Aujourd’hui, vous avez décidé d’arrêter votre carrière, il n’y aura pas de come back ?
Non.
Maintenant comment vous allez vous investir dans le monde de la marche athlétique ? Dirigeant ? Entraîneur ?
Je crois que je dois beaucoup au sport en particulier à la marche, cependant, je pense que mon pays ne reconnaît pas un marcheur, il reconnaît un citoyen. Ma responsabilité, évidemment, à l’égard du monde sportif est en rapport avec la marche. De ce fait, nous avons créé des qualifications et des cliniques de travail, je l’ai fait en Italie, au Mexique, maintenant, je vais en Chine, ensuite nous allons aller en Colombie, au Pérou, ou alors nous essayons de transmettre le principe de la marche. Je crois que dans mon pays il n’est pas suffisant, je crois qu’il faut pouvoir donner beaucoup plus. Mon pays m’a tout donné, il m’a donné une éducation, une identité, une opportunité de le représenter dans le monde entier, de faire du sport, une famille, des amis, donc, je crois qu’il me faut donner beaucoup plus que la marche à mon pays.
Alors, comment est-ce que je m’investis ? A travers la fondation. Que fait la fondation ? Elle donne des bourses d’études à des enfants qui travaillent dans les rues ou à des enfants dont les parents travaillent sur les marchés.
Nous avons une grande entreprise de marketing sportif, nous sommes les représentants de sportifs d’élite dans n’importe quel sport qui négocient le droit à l’image et par ailleurs, nous avons des entreprises qui ont pour but : l’une, la communication, l’autre, l’immobilier et la dernière, le développement des produits nutritifs. Comme je me sens redevable, je rends d’une part au sport mais aussi à la société.
Question plus personnelle, êtes vous marié ? Avez-vous des enfants ? Feront-ils de la marche athlétique
Non
Quel conseil pouvez-vous donner à un jeune comme Thomas qui a 12 ans et qui commence la marche athlétique ?

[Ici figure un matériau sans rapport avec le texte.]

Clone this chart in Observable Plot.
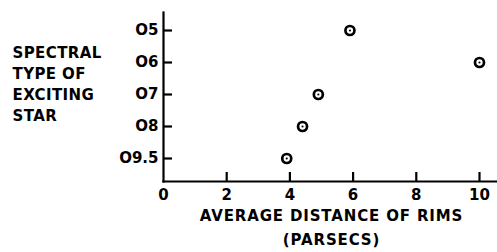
<!DOCTYPE html>
<html>
<head>
<meta charset="utf-8">
<script src="https://cdn.jsdelivr.net/npm/d3@7"></script>
<script src="https://cdn.jsdelivr.net/npm/@observablehq/plot@0.6"></script>
<style>
  html, body { margin: 0; padding: 0; background: #fff; }
</style>
</head>
<body>
<div id="chart"></div>
<script>
// Categories (spectral types, top to bottom)
const spectralTypes = ["O5", "O6", "O7", "O8", "O9.5"];
// Series: average distance of rims (parsecs) per spectral type
const pointTypes = ["O9.5", "O8", "O7", "O5", "O6"];
const pointDistances = [3.9, 4.4, 4.9, 5.9, 10.0];
// X tick values
const xTicks = [0, 2, 4, 6, 8, 10];
// Texts
const yTitle = "SPECTRAL\nTYPE OF\nEXCITING\nSTAR";
const xTitle = "AVERAGE DISTANCE OF RIMS\n(PARSECS)";

const data = pointTypes.map((t, i) => ({type: t, dist: pointDistances[i]}));

const W = 497, H = 252, mL = 163, mR = 0, mT = 12, mB = 71;
const tickLen = 9;

const chart = Plot.plot({
  width: W,
  height: H,
  marginLeft: mL,
  marginRight: mR,
  marginTop: mT,
  marginBottom: mB,
  style: {fontFamily: "DejaVu Sans", fontSize: "15px", fontWeight: "bold", color: "#000", background: "#fff"},
  x: {domain: [0, 10.57], label: null},
  y: {type: "point", domain: spectralTypes, padding: 0.58, align: 0.45, label: null},
  marks: [
    Plot.frame({anchor: "left", strokeWidth: 2.2}),
    Plot.frame({anchor: "bottom", strokeWidth: 2.2}),
    Plot.tickY(spectralTypes, {y: d => d, stroke: "#000", strokeWidth: 2.2, insetRight: (W - mL - mR) - tickLen}),
    Plot.tickX(xTicks.filter(d => d !== 0), {x: d => d, stroke: "#000", strokeWidth: 2.2, insetTop: (H - mT - mB) - tickLen}),
    Plot.axisY({tickSize: 0, tickPadding: 5, label: null}),
    Plot.axisX(xTicks, {tickSize: 0, tickPadding: 8, label: null}),
    Plot.dot(data, {x: "dist", y: "type", r: 4.5, stroke: "#000", strokeWidth: 2.7, fill: "#fff"}),
    Plot.dot(data, {x: "dist", y: "type", r: 1.1, fill: "#000", stroke: null}),
    Plot.text([yTitle], {frameAnchor: "left", textAnchor: "start", lineAnchor: "middle", dx: -151, dy: -14, lineHeight: 1.4, fontSize: 15}),
    Plot.text([xTitle], {frameAnchor: "bottom", textAnchor: "middle", lineAnchor: "middle", dx: 1, dy: 44, lineHeight: 1.6, fontSize: 15})
  ]
});
// letter spacing for the hand-lettered titles
const titleGroups = chart.querySelectorAll('g[aria-label="text"]');
titleGroups.forEach(g => {
  const s = g.textContent.includes("AVERAGE") ? "0.85px" : "0.4px";
  g.querySelectorAll("text").forEach(t => t.style.letterSpacing = s);
});
document.getElementById("chart").appendChild(chart);
</script>
</body>
</html>
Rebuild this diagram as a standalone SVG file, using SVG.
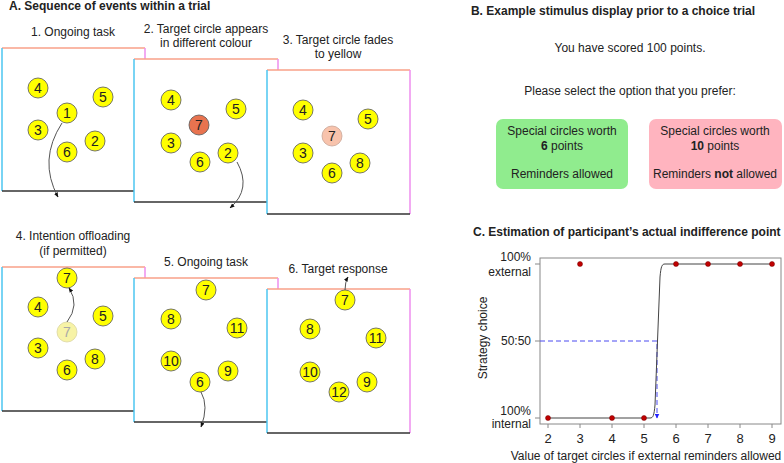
<svg xmlns="http://www.w3.org/2000/svg" width="784" height="463" viewBox="0 0 784 463">
<defs>
<style>
text{font-family:"Liberation Sans",Arial,sans-serif;fill:#222}
.t{font-size:12px}
.b{font-size:12px;font-weight:bold}
.c{text-anchor:middle}
.fr{fill:#fff;stroke:none}
.top{stroke:#F9A088;stroke-width:1.5}
.lft{stroke:#4CC6F0;stroke-width:1.5}
.rgt{stroke:#EE8EEE;stroke-width:1.5}
.bot{stroke:#333;stroke-width:1.5}
.y circle{fill:#FFFF00;stroke:#555;stroke-width:0.8}
.n{font-size:14px;text-anchor:middle}
.arr{fill:none;stroke:#555;stroke-width:1;marker-end:url(#ah)}
.dot{fill:#C00000;stroke:#700;stroke-width:0.5}
.ax{stroke:#888;stroke-width:1;fill:none}
</style>
<marker id="ah" viewBox="0 0 10 10" refX="9" refY="5" markerWidth="5" markerHeight="5" orient="auto">
<path d="M0,1 L10,5 L0,9 Z" fill="#111"/>
</marker>
<marker id="bh" viewBox="0 0 10 10" refX="9" refY="5" markerWidth="5" markerHeight="5" orient="auto">
<path d="M0,0 L10,5 L0,10 Z" fill="#2222FF"/>
</marker>
</defs>
<rect width="784" height="463" fill="#fff"/>

<!-- Panel A -->
<text class="b" x="9" y="10">A. Sequence of events within a trial</text>

<g id="frame1">
<text class="t c" x="73" y="36">1. Ongoing task</text>
<rect class="fr" x="2" y="48" width="143" height="143"/>
<line class="top" x1="2" y1="48" x2="145" y2="48"/>
<line class="lft" x1="2" y1="48" x2="2" y2="191"/>
<line class="rgt" x1="145" y1="48" x2="145" y2="191"/>
<line class="bot" x1="2" y1="191" x2="145" y2="191"/>
<g class="y">
<circle cx="38" cy="88" r="10"/><circle cx="103" cy="97" r="10"/><circle cx="67" cy="113" r="10"/>
<circle cx="38" cy="130" r="10"/><circle cx="95" cy="141" r="10"/><circle cx="67" cy="152" r="10"/>
</g>
<text class="n" x="38" y="93">4</text><text class="n" x="103" y="102">5</text><text class="n" x="67" y="118">1</text>
<text class="n" x="38" y="135">3</text><text class="n" x="95" y="146">2</text><text class="n" x="67" y="157">6</text>
</g>

<g id="frame2">
<text class="t c" x="206" y="33">2. Target circle appears</text>
<text class="t c" x="206" y="47">in different colour</text>
<rect class="fr" x="134" y="59" width="144" height="143"/>
<line class="top" x1="134" y1="59" x2="278" y2="59"/>
<line class="lft" x1="134" y1="59" x2="134" y2="202"/>
<line class="rgt" x1="278" y1="59" x2="278" y2="202"/>
<line class="bot" x1="134" y1="202" x2="278" y2="202"/>
<g class="y">
<circle cx="171" cy="100" r="10"/><circle cx="236" cy="109" r="10"/>
<circle cx="171" cy="143" r="10"/><circle cx="228" cy="153" r="10"/><circle cx="200" cy="162" r="10"/>
</g>
<circle cx="199" cy="125" r="10" fill="#E8734F" stroke="#555" stroke-width="0.8"/>
<text class="n" x="171" y="105">4</text><text class="n" x="236" y="114">5</text><text class="n" x="199" y="130">7</text>
<text class="n" x="171" y="148">3</text><text class="n" x="228" y="158">2</text><text class="n" x="200" y="167">6</text>
</g>

<g id="frame3">
<text class="t c" x="338" y="44">3. Target circle fades</text>
<text class="t c" x="338" y="58">to yellow</text>
<rect class="fr" x="267" y="70" width="143" height="144"/>
<line class="top" x1="267" y1="70" x2="410" y2="70"/>
<line class="lft" x1="267" y1="70" x2="267" y2="214"/>
<line class="rgt" x1="410" y1="70" x2="410" y2="214"/>
<line class="bot" x1="267" y1="214" x2="410" y2="214"/>
<g class="y">
<circle cx="303" cy="110" r="10"/><circle cx="368" cy="119" r="10"/>
<circle cx="303" cy="153" r="10"/><circle cx="360" cy="163" r="10"/><circle cx="332" cy="173" r="10"/>
</g>
<circle cx="332" cy="136" r="10" fill="#F8C3AC" stroke="#C9A595" stroke-width="0.8"/>
<text class="n" x="303" y="115">4</text><text class="n" x="368" y="124">5</text><text class="n" x="332" y="141">7</text>
<text class="n" x="303" y="158">3</text><text class="n" x="360" y="168">8</text><text class="n" x="332" y="178">6</text>
</g>

<g id="frame4">
<text class="t c" x="73" y="240">4. Intention offloading</text>
<text class="t c" x="73" y="255">(if permitted)</text>
<rect class="fr" x="2" y="267" width="143" height="144"/>
<line class="top" x1="2" y1="267" x2="145" y2="267"/>
<line class="lft" x1="2" y1="267" x2="2" y2="411"/>
<line class="rgt" x1="145" y1="267" x2="145" y2="411"/>
<line class="bot" x1="2" y1="411" x2="145" y2="411"/>
<g class="y">
<circle cx="67" cy="278" r="10"/><circle cx="38" cy="307" r="10"/><circle cx="103" cy="316" r="10"/>
<circle cx="38" cy="348" r="10"/><circle cx="95" cy="359" r="10"/><circle cx="67" cy="370" r="10"/>
</g>
<circle cx="67" cy="332" r="10" fill="#F7F3A6" stroke="#DAD6A0" stroke-width="0.8"/>
<text class="n" x="67" y="283">7</text><text class="n" x="38" y="312">4</text><text class="n" x="103" y="321">5</text>
<text class="n" x="67" y="337" style="fill:#A8A8A8">7</text>
<text class="n" x="38" y="353">3</text><text class="n" x="95" y="364">8</text><text class="n" x="67" y="375">6</text>
</g>

<g id="frame5">
<text class="t c" x="206" y="266">5. Ongoing task</text>
<rect class="fr" x="134" y="278" width="144" height="144"/>
<line class="top" x1="134" y1="278" x2="278" y2="278"/>
<line class="lft" x1="134" y1="278" x2="134" y2="422"/>
<line class="rgt" x1="278" y1="278" x2="278" y2="422"/>
<line class="bot" x1="134" y1="422" x2="278" y2="422"/>
<g class="y">
<circle cx="206" cy="290" r="10"/><circle cx="171" cy="319" r="10"/><circle cx="237" cy="328" r="10"/>
<circle cx="171" cy="361" r="10"/><circle cx="228" cy="371" r="10"/><circle cx="200" cy="382" r="10"/>
</g>
<text class="n" x="206" y="295">7</text><text class="n" x="171" y="324">8</text><text class="n" x="237" y="333">11</text>
<text class="n" x="171" y="366">10</text><text class="n" x="228" y="376">9</text><text class="n" x="200" y="387">6</text>
</g>

<g id="frame6">
<text class="t c" x="338" y="273">6. Target response</text>
<rect class="fr" x="267" y="289" width="143" height="144"/>
<line class="top" x1="267" y1="289" x2="410" y2="289"/>
<line class="lft" x1="267" y1="289" x2="267" y2="433"/>
<line class="rgt" x1="410" y1="289" x2="410" y2="433"/>
<line class="bot" x1="267" y1="433" x2="410" y2="433"/>
<g class="y">
<circle cx="345" cy="300" r="10"/><circle cx="310" cy="329" r="10"/><circle cx="376" cy="338" r="10"/>
<circle cx="310" cy="372" r="10"/><circle cx="367" cy="382" r="10"/><circle cx="339" cy="392" r="10"/>
</g>
<text class="n" x="345" y="305">7</text><text class="n" x="310" y="334">8</text><text class="n" x="376" y="343">11</text>
<text class="n" x="310" y="377">10</text><text class="n" x="367" y="387">9</text><text class="n" x="339" y="397">12</text>
</g>

<g id="connectors">
<path class="arr" d="M62,123 Q38,160 58,197"/>
<path class="arr" d="M237,162 Q252,189 230,208"/>
<path class="arr" d="M67,322 Q80,305 69,288"/>
<path class="arr" d="M201,392 Q209,406 201,427"/>
<path class="arr" d="M345,290 Q345,282 348,277"/>
</g>

<!-- Panel B -->
<g id="panelB">
<text class="b c" x="613" y="15">B. Example stimulus display prior to a choice trial</text>
<text class="t c" x="630" y="52">You have scored 100 points.</text>
<text class="t c" x="630" y="95">Please select the option that you prefer:</text>
</g>
<g id="optionA">
<rect x="496" y="119" width="132" height="70" rx="7" fill="#90EC8E"/>
<text class="t c" x="562" y="135">Special circles worth</text>
<text class="t c" x="562" y="150"><tspan font-weight="bold">6</tspan> points</text>
<text class="t c" x="562" y="178">Reminders allowed</text>
</g>
<g id="optionB">
<rect x="649" y="119" width="133" height="70" rx="7" fill="#FFB4BF"/>
<text class="t c" x="715" y="135">Special circles worth</text>
<text class="t c" x="715" y="150"><tspan font-weight="bold">10</tspan> points</text>
<text class="t c" x="715" y="178">Reminders <tspan font-weight="bold">not</tspan> allowed</text>
</g>

<!-- Panel C -->
<g id="panelC">
<text class="b" x="473" y="236">C. Estimation of participant’s actual indifference point</text>
<rect class="ax" x="540" y="258" width="241" height="166"/>
<path class="ax" d="M535,264 H540 M535,341 H540 M535,418 H540"/>
<path class="ax" d="M548,424 V428 M580,424 V428 M612,424 V428 M644,424 V428 M676,424 V428 M708,424 V428 M740,424 V428 M772,424 V428"/>
<g class="t" style="text-anchor:end">
<text x="531" y="261">100%</text>
<text x="531" y="276">external</text>
<text x="531" y="345">50:50</text>
<text x="531" y="415">100%</text>
<text x="531" y="428">internal</text>
</g>
<g class="t c" style="font-size:13px">
<text x="548" y="443">2</text><text x="580" y="443">3</text><text x="612" y="443">4</text><text x="644" y="443">5</text>
<text x="676" y="443">6</text><text x="708" y="443">7</text><text x="740" y="443">8</text><text x="772" y="443">9</text>
</g>
<text class="t c" x="646" y="460">Value of target circles if external reminders allowed</text>
<text class="t c" transform="translate(487,338) rotate(-90)">Strategy choice</text>
<path d="M540,341 H657 V418" fill="none" stroke="#4A4AF0" stroke-width="1" stroke-dasharray="5,3" marker-end="url(#bh)"/>
<path d="M548,418 L650,418 C653,418 654,416 655,405 L660,277 C661,266 662,264 665,264 L772,264" fill="none" stroke="#444" stroke-width="1"/>
<circle class="dot" cx="548" cy="418" r="2.5"/><circle class="dot" cx="580" cy="264" r="2.5"/>
<circle class="dot" cx="612" cy="418" r="2.5"/><circle class="dot" cx="644" cy="418" r="2.5"/>
<circle class="dot" cx="676" cy="264" r="2.5"/><circle class="dot" cx="708" cy="264" r="2.5"/>
<circle class="dot" cx="740" cy="264" r="2.5"/><circle class="dot" cx="772" cy="264" r="2.5"/>
</g>
</svg>
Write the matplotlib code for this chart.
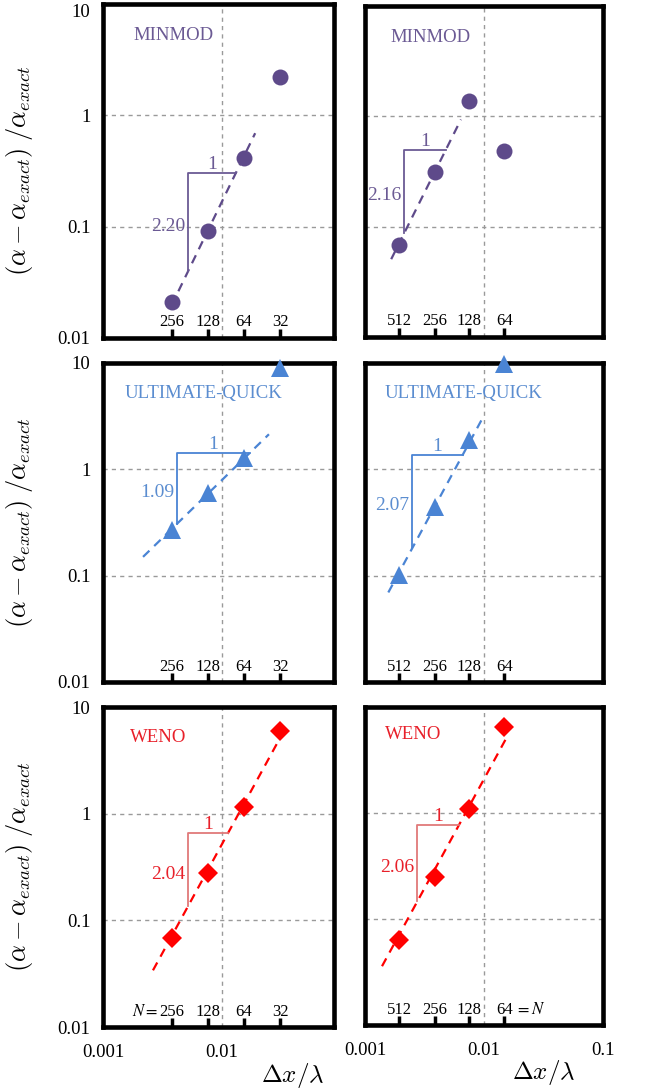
import numpy as np
import matplotlib.pyplot as plt
from matplotlib.transforms import blended_transform_factory

plt.rcParams['font.family'] = ['Liberation Serif', 'DejaVu Serif']
plt.rcParams['mathtext.fontset'] = 'cm'

# grid sizes marked along the bottom of each panel
N_left = [256, 128, 64, 32]
N_right = [512, 256, 128, 64]

# dx/lambda of each run
dx_left = [0.0038, 0.0076, 0.0153, 0.0307]
dx_right = [0.00194, 0.00385, 0.00746, 0.0148]

# relative error (alpha - alpha_exact)/alpha_exact
minmod_left = [0.021, 0.092, 0.41, 2.2]
minmod_right = [0.068, 0.31, 1.37, 0.49]
uq_left = [0.27, 0.60, 1.27, 9.0]
uq_right = [0.102, 0.44, 1.87, 9.8]
weno_left = [0.069, 0.28, 1.16, 6.0]
weno_right = [0.063, 0.25, 1.09, 6.5]

# convergence slopes written on the triangles
slope_left = [2.20, 1.09, 2.04]
slope_right = [2.16, 2.07, 2.06]
n_fit = [3, 3, 4]   # points used for the dashed fit

# x extent of the dashed fit lines and of the slope triangles
fit_left = [(0.0043, 0.019), (0.00217, 0.0248), (0.00263, 0.029)]
fit_right = [(0.00166, 0.0064), (0.00157, 0.0098), (0.00139, 0.016)]
tri_left = [(0.00518, 0.0131), (0.00419, 0.0172), (0.00518, 0.0112)]
tri_right = [(0.00214, 0.00476), (0.0025, 0.00664), (0.00276, 0.00614)]

names = ['MINMOD', 'ULTIMATE-QUICK', 'WENO']
colors = ['#5E4A8A', '#4A84D4', '#FF0000']
text_colors = ['#6B5A94', '#5B8DD0', '#E8202A']
tri_colors = ['#6B5A94', '#4A84D4', '#E07A7A']
markers = ['o', '^', 'D']
msizes = [11.5, 13, 10]

W, H = 646, 1090
fig = plt.figure(figsize=(W / 100, H / 100), dpi=100)

# axes boxes in pixels: left, top, right, bottom
boxes = [
    [(103, 4, 334, 338), (365, 6, 603, 337)],
    [(103, 363, 334, 682), (365, 363, 603, 682)],
    [(103, 707, 334, 1027), (365, 707, 603, 1025)],
]
name_pos = [[(0.13, 0.905), (0.105, 0.905)],
            [(0.095, 0.905), (0.084, 0.905)],
            [(0.117, 0.905), (0.084, 0.915)]]

data = [[minmod_left, minmod_right], [uq_left, uq_right], [weno_left, weno_right]]

for r in range(3):
    for c in range(2):
        l, t, rt, b = boxes[r][c]
        ax = fig.add_axes([l / W, 1 - b / H, (rt - l) / W, (b - t) / H])
        dx = dx_left if c == 0 else dx_right
        Ns = N_left if c == 0 else N_right
        err = data[r][c]
        p = slope_left[r] if c == 0 else slope_right[r]
        fr = fit_left[r] if c == 0 else fit_right[r]
        tr = tri_left[r] if c == 0 else tri_right[r]

        ax.set_xscale('log')
        ax.set_yscale('log')
        if c == 0:
            ax.set_xticks([0.001, 0.01])
            ax.set_xticklabels(['0.001', '0.01'])
        else:
            ax.set_xticks([0.001, 0.01, 0.1])
            ax.set_xticklabels(['0.001', '0.01', '0.1'])
        ax.set_yticks([0.01, 0.1, 1, 10])
        ax.set_yticklabels(['0.01', '0.1', '1', '10'])
        ax.set_xlim(0.001, 10 ** (-3 + (rt - l) / 119.0))
        ax.set_ylim(0.01, 10)
        ax.minorticks_off()
        ax.tick_params(length=0, labelsize=13.5, pad=9)
        ax.tick_params(axis='x', pad=12)
        if c == 1:
            ax.tick_params(labelleft=False)
        if r < 2:
            ax.tick_params(labelbottom=False)
        if r == 0 and c == 0:
            ax.get_yticklabels()[-1].set_verticalalignment('top')
        ax.grid(True, color='#9a9a9a', linestyle=(0, (3, 3)), linewidth=1)
        for s in ax.spines.values():
            s.set_linewidth(3.3)

        # fit line with the labelled slope
        lx = np.log10(dx[:n_fit[r]])
        ly = np.log10(err[:n_fit[r]])
        a = np.mean(ly - p * lx)
        fit = lambda x: 10 ** (a + p * np.log10(x))
        xf = np.array(fr)
        ax.plot(xf, fit(xf), linestyle=(0, (4, 3)), color=colors[r], linewidth=1.6)

        # slope triangle
        x1, x2 = tr
        ax.plot([x1, x1, x2], [fit(x1), fit(x2), fit(x2)], color=tri_colors[r], linewidth=1.3)
        ax.annotate('1', (np.sqrt(x1 * x2), fit(x2)), xytext=(0, 0), textcoords='offset points',
                    ha='center', va='bottom', fontsize=14, color=text_colors[r])
        ax.annotate('%.2f' % p, (x1, np.sqrt(fit(x1) * fit(x2))), xytext=(-2, -3),
                    textcoords='offset points', ha='right', va='center', fontsize=14,
                    color=text_colors[r])

        ax.plot(dx, err, linestyle='none', marker=markers[r], markersize=msizes[r],
                color=colors[r], markeredgewidth=0, clip_on=False, zorder=5)

        ax.text(name_pos[r][c][0], name_pos[r][c][1], names[r], transform=ax.transAxes,
                ha='left', va='center', fontsize=13.5, color=text_colors[r])

        # N markers along the bottom
        trans = blended_transform_factory(ax.transData, ax.transAxes)
        for x, n in zip(dx, Ns):
            ax.plot([x, x], [0, 0.028], transform=trans, color='black', linewidth=2.5,
                    solid_capstyle='butt')
            ax.text(x, 0.048, str(n), transform=trans, ha='center', va='center', fontsize=12)
        if r == 2 and c == 0:
            ax.annotate('$N=$', (dx[0], 0.048), xycoords=trans, xytext=(-10, 0),
                        textcoords='offset points', ha='right', va='center', fontsize=12,
                        math_fontfamily='stix')
        if r == 2 and c == 1:
            ax.annotate('$=N$', (dx[-1], 0.048), xycoords=trans, xytext=(8, 0),
                        textcoords='offset points', ha='left', va='center', fontsize=12,
                        math_fontfamily='stix')

        if c == 0:
            ax.set_ylabel(r'$(\alpha - \alpha_{exact})\;/\alpha_{exact}$', fontsize=19)
            ax.yaxis.set_label_coords(-0.295, 0.5)
        if r == 2:
            ax.set_xlabel(r'$\Delta x/\lambda$', fontsize=18)
            ax.xaxis.set_label_coords(0.82 if c == 0 else 0.75, -0.105)

fig.savefig('out.png', dpi=100)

Ce que je pourrais dire aux jeunes, c’est que : lorsque nous allons manger nous ingérons des aliments solides mais aussi des aliments liquides alors je crois que dans la vie, c’est pareil. Nous pouvons faire du sport, mais nous avons aussi besoin d’étudier. Si nous essayons d’ingérer seulement des aliments solides, notre corps va s’en ressentir, de la même façon si nous ingérons seulement des aliments liquides. Dans la vie, c’est pareil si nous ne faisons que du sport en espérant seulement être champion du monde et que nous n’avons pas une préparation adéquate pour en assumer la responsabilité, ça ne sert à rien. Si on ne se consacre qu’aux études sans faire de sport, ça ne sert pas à grand-chose non plus car ce que nous enseigne le sport se trouve dans la pratique et non dans la partie académique : tolérance, effort, travail en équipe, honnêteté. Ce sont des choses parfois difficiles à mettre en pratique mais dans le sport, c’est très facile, donc, je crois que nous avons besoin de lier nos deux activités et une fois unies, il y a beaucoup d’autres activités : le thème culturel, le thème de la santé, le thème de l’éducation, le thème de la formation.
Est ce que vous continuez à faire du sport ?
Je fais du sport, du combat, je cours, je fais de la natation, du cyclisme. J’essaie de planifier.